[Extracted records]
--- --- ---

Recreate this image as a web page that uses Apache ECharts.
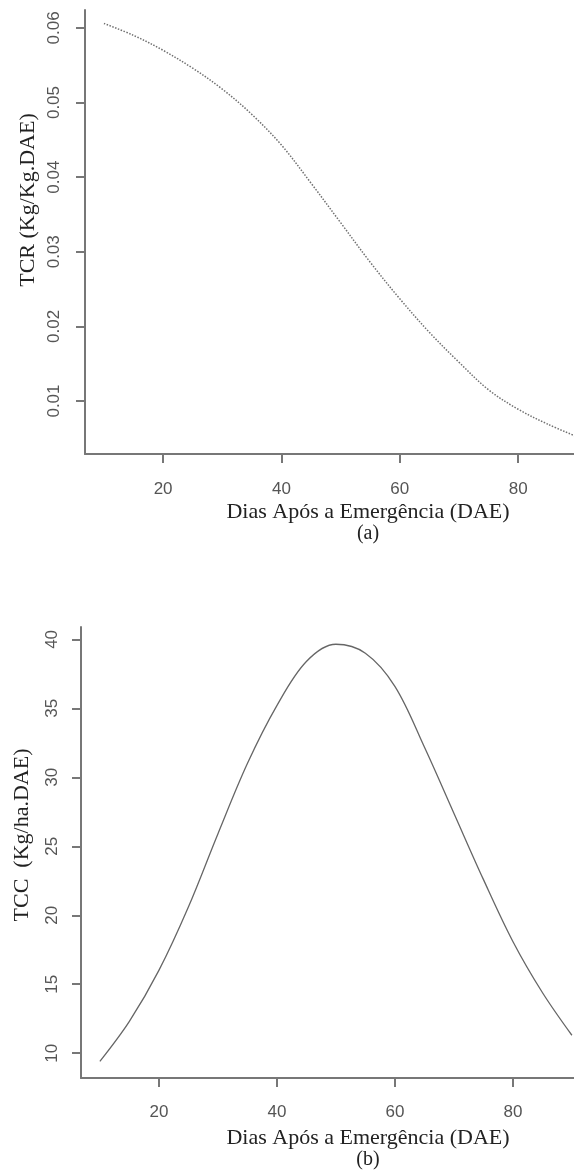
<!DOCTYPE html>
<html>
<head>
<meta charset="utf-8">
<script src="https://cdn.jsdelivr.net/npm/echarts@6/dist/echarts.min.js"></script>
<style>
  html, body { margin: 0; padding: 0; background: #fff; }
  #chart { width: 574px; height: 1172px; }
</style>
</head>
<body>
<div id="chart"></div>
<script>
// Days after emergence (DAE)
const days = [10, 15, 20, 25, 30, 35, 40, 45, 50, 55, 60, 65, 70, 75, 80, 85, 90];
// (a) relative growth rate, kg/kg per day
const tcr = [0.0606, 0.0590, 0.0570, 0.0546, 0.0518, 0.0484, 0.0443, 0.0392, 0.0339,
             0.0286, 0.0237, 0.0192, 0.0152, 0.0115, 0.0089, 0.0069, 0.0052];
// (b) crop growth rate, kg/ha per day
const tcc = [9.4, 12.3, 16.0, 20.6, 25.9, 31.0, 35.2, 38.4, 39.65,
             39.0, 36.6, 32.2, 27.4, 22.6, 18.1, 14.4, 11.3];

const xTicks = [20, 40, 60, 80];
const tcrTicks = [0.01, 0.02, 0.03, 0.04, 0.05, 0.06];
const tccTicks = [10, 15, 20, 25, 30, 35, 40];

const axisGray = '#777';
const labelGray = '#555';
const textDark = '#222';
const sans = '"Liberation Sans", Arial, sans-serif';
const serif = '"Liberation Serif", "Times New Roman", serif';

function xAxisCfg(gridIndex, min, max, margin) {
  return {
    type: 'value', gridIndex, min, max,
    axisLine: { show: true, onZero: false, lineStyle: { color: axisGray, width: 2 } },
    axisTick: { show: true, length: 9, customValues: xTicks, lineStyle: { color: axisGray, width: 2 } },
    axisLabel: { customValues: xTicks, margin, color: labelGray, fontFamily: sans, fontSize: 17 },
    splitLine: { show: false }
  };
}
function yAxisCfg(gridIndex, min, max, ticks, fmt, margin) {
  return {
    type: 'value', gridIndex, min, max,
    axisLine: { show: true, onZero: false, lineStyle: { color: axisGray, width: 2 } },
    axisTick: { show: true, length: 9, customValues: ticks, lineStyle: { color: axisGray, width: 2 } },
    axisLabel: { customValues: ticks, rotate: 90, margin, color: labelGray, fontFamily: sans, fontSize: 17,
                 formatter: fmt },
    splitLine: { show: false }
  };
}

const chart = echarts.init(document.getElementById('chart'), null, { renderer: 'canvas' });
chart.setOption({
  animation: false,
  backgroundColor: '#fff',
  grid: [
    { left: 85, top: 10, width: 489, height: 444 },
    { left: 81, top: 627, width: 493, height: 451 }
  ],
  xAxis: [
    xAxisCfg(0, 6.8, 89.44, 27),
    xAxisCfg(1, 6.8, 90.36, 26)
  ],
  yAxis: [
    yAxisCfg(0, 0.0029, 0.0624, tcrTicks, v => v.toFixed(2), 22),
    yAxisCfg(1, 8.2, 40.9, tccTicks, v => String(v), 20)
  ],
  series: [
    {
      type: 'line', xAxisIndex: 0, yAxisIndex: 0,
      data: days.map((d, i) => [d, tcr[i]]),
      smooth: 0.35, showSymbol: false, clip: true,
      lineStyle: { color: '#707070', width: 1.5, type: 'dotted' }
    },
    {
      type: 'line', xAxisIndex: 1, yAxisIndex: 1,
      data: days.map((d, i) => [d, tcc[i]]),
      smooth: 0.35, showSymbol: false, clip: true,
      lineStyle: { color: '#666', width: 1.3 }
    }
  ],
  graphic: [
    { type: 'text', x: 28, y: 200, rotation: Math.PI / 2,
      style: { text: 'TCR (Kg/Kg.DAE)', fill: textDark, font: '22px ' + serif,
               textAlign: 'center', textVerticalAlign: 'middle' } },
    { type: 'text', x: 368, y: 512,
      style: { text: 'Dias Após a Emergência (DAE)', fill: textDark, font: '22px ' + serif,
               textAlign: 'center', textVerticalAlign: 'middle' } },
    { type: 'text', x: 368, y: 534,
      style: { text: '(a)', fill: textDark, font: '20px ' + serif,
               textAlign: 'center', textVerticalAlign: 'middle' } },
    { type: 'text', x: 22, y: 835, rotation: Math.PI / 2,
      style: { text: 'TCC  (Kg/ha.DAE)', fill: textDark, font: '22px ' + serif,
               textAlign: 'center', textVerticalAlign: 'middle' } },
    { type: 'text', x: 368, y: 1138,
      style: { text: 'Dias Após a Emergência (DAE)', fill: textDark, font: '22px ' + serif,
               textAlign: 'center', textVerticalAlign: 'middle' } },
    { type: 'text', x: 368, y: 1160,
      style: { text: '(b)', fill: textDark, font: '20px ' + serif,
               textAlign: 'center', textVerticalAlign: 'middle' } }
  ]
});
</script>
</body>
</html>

--- --- ---

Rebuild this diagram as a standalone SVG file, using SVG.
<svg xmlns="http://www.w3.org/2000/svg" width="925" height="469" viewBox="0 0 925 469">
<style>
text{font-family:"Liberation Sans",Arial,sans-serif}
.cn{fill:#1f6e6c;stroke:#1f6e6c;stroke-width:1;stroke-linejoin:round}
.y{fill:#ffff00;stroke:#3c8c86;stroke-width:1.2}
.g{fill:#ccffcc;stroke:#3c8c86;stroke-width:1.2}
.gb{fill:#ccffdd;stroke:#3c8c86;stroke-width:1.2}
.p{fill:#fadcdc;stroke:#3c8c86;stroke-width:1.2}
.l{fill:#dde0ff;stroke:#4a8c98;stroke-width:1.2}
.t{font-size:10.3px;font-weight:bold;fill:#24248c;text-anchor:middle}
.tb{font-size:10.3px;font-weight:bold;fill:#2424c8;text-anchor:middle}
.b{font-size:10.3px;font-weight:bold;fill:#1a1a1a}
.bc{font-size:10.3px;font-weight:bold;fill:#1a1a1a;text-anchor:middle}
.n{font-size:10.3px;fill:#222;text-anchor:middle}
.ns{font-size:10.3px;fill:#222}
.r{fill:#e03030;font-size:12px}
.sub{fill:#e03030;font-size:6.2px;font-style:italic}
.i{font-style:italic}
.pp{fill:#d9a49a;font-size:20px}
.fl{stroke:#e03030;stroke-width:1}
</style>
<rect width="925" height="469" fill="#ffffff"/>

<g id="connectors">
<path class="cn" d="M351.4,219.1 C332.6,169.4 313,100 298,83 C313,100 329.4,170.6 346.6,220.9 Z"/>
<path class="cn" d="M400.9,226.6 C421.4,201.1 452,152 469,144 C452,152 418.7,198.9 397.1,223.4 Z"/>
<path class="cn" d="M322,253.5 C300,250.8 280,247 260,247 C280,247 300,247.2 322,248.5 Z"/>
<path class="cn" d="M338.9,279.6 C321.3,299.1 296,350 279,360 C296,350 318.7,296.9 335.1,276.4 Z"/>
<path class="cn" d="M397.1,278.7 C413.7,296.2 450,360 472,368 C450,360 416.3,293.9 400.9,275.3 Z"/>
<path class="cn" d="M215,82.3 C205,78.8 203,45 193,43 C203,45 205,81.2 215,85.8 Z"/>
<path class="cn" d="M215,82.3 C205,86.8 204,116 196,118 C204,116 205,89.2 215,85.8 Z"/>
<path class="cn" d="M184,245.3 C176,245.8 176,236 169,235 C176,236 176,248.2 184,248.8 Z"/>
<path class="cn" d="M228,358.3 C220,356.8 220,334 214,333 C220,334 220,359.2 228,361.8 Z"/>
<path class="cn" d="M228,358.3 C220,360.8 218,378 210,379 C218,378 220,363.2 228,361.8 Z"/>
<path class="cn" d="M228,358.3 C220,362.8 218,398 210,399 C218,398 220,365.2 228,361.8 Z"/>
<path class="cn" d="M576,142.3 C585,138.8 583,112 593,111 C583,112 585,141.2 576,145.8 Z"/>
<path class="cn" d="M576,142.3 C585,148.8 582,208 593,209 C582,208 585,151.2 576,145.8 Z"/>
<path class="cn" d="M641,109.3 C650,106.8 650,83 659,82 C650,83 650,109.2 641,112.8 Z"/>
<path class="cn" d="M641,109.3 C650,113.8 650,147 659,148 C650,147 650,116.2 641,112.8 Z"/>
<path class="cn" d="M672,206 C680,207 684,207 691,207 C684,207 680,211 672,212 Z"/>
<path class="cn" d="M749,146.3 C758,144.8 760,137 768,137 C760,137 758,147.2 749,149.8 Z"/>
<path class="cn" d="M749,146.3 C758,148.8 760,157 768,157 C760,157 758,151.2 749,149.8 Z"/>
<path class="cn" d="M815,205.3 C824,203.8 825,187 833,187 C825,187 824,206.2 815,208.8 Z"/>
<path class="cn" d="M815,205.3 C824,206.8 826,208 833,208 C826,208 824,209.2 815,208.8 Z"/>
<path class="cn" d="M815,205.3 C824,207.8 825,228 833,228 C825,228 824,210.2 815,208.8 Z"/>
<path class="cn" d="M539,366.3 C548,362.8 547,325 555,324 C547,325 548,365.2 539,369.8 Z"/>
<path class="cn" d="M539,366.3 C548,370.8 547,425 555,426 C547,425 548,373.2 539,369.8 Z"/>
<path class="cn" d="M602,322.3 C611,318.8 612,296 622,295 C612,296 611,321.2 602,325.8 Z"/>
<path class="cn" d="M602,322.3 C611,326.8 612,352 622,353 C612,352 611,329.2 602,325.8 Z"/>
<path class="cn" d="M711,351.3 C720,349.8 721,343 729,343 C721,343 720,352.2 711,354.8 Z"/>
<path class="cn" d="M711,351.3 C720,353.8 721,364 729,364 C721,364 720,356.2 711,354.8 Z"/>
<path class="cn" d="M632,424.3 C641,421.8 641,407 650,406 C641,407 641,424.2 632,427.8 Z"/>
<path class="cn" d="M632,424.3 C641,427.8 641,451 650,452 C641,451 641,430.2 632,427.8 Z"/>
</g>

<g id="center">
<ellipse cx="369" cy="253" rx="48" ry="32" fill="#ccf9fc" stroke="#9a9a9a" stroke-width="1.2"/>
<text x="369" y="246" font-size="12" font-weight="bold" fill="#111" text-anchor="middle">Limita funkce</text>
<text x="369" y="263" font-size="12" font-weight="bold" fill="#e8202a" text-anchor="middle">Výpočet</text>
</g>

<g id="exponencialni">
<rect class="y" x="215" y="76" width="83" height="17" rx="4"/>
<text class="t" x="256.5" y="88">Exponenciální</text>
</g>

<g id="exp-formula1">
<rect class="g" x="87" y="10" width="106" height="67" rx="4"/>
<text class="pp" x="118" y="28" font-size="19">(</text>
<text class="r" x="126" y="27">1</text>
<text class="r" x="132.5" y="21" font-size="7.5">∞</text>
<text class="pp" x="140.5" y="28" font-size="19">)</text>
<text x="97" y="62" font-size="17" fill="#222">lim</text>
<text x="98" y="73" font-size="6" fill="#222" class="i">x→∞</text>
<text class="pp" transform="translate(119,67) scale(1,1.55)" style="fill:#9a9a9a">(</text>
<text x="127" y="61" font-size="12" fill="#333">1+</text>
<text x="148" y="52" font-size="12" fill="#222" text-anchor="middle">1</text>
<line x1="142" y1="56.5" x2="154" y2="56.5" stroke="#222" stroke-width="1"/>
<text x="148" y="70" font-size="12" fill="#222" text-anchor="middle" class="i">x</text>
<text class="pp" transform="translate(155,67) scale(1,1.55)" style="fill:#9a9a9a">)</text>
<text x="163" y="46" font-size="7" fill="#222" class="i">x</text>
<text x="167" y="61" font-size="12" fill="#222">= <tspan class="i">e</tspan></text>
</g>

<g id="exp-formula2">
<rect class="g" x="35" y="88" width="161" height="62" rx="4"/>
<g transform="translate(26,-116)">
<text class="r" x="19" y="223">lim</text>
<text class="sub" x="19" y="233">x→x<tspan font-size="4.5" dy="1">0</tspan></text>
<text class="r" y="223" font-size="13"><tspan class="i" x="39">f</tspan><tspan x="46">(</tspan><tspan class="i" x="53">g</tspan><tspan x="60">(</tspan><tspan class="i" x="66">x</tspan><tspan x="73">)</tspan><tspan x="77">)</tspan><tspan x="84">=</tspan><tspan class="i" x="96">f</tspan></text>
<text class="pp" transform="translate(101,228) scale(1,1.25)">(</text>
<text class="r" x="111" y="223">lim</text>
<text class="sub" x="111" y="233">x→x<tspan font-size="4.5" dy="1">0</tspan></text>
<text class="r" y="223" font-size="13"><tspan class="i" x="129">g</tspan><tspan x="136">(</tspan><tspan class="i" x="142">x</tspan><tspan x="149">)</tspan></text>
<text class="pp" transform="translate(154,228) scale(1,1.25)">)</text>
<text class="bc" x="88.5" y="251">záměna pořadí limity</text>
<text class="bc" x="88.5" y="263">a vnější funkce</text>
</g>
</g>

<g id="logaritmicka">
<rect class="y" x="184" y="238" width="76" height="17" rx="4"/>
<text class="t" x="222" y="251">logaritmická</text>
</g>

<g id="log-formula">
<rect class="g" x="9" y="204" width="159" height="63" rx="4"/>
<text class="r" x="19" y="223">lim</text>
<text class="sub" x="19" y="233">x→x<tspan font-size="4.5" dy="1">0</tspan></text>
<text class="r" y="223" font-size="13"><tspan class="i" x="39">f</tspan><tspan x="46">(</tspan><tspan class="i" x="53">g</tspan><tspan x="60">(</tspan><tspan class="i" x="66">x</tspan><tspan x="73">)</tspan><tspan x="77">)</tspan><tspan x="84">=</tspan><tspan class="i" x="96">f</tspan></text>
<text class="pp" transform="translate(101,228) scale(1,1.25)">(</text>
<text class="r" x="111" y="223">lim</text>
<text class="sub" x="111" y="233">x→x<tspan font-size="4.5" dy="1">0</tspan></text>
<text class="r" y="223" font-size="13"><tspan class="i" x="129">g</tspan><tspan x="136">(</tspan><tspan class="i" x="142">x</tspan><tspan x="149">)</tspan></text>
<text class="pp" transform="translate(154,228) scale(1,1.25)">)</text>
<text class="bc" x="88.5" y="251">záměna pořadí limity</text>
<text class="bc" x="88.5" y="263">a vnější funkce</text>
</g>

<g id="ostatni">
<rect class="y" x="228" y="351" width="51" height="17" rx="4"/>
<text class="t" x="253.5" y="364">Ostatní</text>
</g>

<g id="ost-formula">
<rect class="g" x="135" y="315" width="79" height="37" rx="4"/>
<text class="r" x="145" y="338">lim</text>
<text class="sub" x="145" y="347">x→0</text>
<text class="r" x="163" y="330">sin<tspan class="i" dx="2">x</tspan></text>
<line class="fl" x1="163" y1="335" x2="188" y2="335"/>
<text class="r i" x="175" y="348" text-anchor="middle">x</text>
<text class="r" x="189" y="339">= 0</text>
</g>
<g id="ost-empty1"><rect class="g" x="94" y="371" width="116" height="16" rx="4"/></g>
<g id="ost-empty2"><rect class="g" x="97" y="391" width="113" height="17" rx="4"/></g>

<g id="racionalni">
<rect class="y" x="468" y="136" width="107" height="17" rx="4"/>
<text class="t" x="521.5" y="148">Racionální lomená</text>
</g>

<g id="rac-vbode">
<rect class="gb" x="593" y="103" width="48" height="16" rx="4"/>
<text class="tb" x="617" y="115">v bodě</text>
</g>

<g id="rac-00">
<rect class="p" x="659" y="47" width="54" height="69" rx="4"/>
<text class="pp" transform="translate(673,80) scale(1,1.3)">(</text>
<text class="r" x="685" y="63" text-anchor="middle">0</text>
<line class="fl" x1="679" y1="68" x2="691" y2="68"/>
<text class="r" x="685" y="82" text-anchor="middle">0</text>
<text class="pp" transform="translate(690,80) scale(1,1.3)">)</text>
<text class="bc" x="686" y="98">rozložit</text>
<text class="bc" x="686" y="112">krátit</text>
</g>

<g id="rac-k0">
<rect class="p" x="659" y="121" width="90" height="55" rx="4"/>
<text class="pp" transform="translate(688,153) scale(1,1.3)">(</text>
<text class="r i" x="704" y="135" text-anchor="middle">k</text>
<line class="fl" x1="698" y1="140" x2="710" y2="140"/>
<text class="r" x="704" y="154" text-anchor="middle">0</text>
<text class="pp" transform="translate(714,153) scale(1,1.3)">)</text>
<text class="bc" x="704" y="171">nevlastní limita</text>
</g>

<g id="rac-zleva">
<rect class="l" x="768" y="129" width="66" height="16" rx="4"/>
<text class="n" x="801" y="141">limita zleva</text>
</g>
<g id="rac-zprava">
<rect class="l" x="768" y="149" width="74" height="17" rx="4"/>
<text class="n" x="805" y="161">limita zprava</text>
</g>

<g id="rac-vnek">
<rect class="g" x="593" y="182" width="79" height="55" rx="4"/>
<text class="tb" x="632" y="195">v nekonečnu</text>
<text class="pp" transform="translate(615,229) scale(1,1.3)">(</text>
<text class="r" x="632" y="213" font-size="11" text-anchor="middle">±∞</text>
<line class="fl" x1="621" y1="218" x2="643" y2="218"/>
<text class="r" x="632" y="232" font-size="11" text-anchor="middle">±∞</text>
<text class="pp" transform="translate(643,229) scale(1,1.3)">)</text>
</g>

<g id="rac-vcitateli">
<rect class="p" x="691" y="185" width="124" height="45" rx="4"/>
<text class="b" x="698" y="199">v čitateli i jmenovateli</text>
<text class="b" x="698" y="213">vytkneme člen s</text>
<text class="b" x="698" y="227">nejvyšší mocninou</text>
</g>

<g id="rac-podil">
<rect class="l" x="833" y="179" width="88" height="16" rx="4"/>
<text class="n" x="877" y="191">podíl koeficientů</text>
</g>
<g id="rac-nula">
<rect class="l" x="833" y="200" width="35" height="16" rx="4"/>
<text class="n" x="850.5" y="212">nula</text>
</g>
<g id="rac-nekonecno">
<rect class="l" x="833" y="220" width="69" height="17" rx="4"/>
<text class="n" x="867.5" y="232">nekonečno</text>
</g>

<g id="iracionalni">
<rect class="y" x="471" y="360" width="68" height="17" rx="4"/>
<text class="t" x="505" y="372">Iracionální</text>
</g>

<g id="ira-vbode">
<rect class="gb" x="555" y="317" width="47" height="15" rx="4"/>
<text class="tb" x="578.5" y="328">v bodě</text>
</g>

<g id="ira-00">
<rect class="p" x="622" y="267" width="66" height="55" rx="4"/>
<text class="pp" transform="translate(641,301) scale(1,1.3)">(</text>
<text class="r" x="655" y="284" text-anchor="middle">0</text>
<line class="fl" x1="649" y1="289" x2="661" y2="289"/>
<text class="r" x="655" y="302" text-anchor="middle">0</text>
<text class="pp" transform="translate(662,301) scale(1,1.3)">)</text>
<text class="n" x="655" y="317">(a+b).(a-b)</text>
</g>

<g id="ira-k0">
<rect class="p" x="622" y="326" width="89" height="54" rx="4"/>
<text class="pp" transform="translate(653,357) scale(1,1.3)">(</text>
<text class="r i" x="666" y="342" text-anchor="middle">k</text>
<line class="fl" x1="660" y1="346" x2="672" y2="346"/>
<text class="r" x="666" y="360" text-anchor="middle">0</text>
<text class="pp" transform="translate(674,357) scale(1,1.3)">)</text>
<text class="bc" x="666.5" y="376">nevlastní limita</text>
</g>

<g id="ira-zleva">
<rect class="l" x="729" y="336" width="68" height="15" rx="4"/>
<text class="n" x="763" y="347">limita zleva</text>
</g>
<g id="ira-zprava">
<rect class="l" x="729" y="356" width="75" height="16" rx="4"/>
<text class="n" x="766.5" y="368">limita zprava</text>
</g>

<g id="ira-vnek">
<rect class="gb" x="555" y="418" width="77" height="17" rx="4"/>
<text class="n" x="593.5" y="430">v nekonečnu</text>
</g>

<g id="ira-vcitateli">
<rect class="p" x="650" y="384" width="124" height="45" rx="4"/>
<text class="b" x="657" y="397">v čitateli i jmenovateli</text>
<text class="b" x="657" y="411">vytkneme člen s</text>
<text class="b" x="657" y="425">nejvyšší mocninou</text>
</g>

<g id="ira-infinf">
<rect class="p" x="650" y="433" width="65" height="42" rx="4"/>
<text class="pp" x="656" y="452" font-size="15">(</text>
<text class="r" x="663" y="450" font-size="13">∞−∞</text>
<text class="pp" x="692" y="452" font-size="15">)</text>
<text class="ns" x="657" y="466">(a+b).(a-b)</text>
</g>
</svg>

--- --- ---

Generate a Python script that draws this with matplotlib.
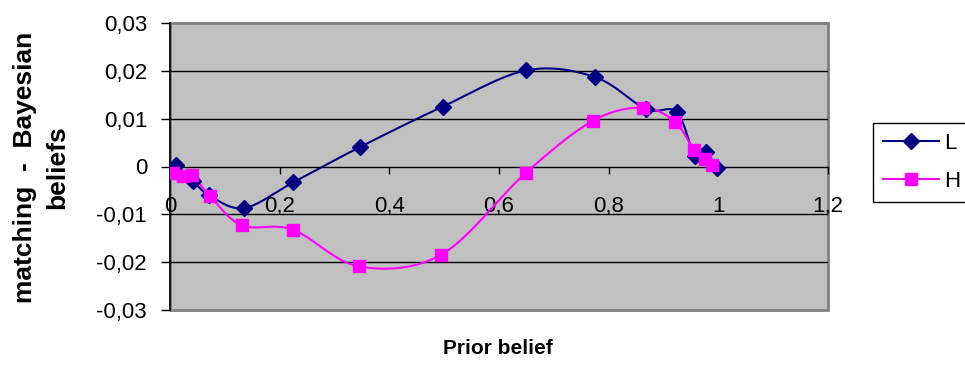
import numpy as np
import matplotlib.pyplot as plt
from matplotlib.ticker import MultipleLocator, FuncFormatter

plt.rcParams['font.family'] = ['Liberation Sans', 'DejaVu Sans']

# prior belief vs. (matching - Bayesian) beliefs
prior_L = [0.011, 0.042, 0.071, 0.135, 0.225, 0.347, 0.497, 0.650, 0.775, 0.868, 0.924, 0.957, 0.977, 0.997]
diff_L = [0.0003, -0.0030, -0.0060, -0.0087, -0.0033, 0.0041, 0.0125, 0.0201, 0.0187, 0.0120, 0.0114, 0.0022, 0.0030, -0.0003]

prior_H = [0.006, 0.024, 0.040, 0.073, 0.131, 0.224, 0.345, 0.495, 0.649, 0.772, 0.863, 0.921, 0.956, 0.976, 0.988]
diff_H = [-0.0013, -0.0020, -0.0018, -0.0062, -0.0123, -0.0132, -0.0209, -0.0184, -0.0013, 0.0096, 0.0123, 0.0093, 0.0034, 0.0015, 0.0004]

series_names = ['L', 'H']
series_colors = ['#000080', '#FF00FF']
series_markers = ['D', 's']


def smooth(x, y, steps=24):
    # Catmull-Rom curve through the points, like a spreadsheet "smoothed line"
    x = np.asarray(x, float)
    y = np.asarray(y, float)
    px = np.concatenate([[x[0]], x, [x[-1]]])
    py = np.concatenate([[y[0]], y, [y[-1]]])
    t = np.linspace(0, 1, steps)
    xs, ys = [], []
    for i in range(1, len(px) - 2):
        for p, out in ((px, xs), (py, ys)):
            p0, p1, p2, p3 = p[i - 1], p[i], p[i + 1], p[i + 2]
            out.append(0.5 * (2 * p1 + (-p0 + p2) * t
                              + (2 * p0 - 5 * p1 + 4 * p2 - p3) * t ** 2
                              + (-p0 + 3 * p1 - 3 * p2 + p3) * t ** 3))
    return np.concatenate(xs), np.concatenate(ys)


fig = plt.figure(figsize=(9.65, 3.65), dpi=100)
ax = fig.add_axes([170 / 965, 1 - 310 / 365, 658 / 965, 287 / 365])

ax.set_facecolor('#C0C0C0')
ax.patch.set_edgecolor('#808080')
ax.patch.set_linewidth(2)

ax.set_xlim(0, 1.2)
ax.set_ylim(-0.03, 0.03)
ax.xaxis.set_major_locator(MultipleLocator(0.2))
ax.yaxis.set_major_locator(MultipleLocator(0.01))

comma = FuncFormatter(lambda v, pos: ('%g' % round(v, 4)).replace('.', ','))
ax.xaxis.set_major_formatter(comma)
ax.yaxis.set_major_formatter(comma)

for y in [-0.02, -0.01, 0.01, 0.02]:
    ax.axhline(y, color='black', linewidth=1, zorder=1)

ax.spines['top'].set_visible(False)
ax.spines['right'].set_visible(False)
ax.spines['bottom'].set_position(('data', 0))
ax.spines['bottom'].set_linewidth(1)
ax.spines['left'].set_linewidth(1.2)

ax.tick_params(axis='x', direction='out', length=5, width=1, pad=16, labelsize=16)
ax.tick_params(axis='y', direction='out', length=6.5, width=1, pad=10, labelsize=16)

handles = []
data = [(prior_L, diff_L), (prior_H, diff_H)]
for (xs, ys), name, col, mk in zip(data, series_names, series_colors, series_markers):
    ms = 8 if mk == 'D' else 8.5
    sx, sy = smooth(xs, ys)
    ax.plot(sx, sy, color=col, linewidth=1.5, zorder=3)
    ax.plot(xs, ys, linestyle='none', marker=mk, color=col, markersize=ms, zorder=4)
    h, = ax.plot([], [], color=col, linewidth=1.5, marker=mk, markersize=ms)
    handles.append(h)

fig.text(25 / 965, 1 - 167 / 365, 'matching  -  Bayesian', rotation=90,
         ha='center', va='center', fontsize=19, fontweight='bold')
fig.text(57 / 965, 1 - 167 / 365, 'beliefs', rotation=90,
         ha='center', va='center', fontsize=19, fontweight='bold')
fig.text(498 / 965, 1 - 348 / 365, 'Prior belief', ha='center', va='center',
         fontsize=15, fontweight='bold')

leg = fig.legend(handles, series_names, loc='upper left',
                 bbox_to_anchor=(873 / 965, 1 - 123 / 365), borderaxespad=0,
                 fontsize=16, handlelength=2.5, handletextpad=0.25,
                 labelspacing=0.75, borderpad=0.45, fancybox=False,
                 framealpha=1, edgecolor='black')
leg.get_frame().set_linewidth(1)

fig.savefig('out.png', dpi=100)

--- --- ---

Include both the line containing "Generate a Python" and the line containing "0.0022, 0.0030, -0.0003]" when you write out everything between them, exactly. Leave the pictures out.

» SOLUTION TO THIS TASK
Generate a Python script that draws this with matplotlib.
import numpy as np
import matplotlib.pyplot as plt
from matplotlib.ticker import MultipleLocator, FuncFormatter

plt.rcParams['font.family'] = ['Liberation Sans', 'DejaVu Sans']

# prior belief vs. (matching - Bayesian) beliefs
prior_L = [0.011, 0.042, 0.071, 0.135, 0.225, 0.347, 0.497, 0.650, 0.775, 0.868, 0.924, 0.957, 0.977, 0.997]
diff_L = [0.0003, -0.0030, -0.0060, -0.0087, -0.0033, 0.0041, 0.0125, 0.0201, 0.0187, 0.0120, 0.0114, 0.0022, 0.0030, -0.0003]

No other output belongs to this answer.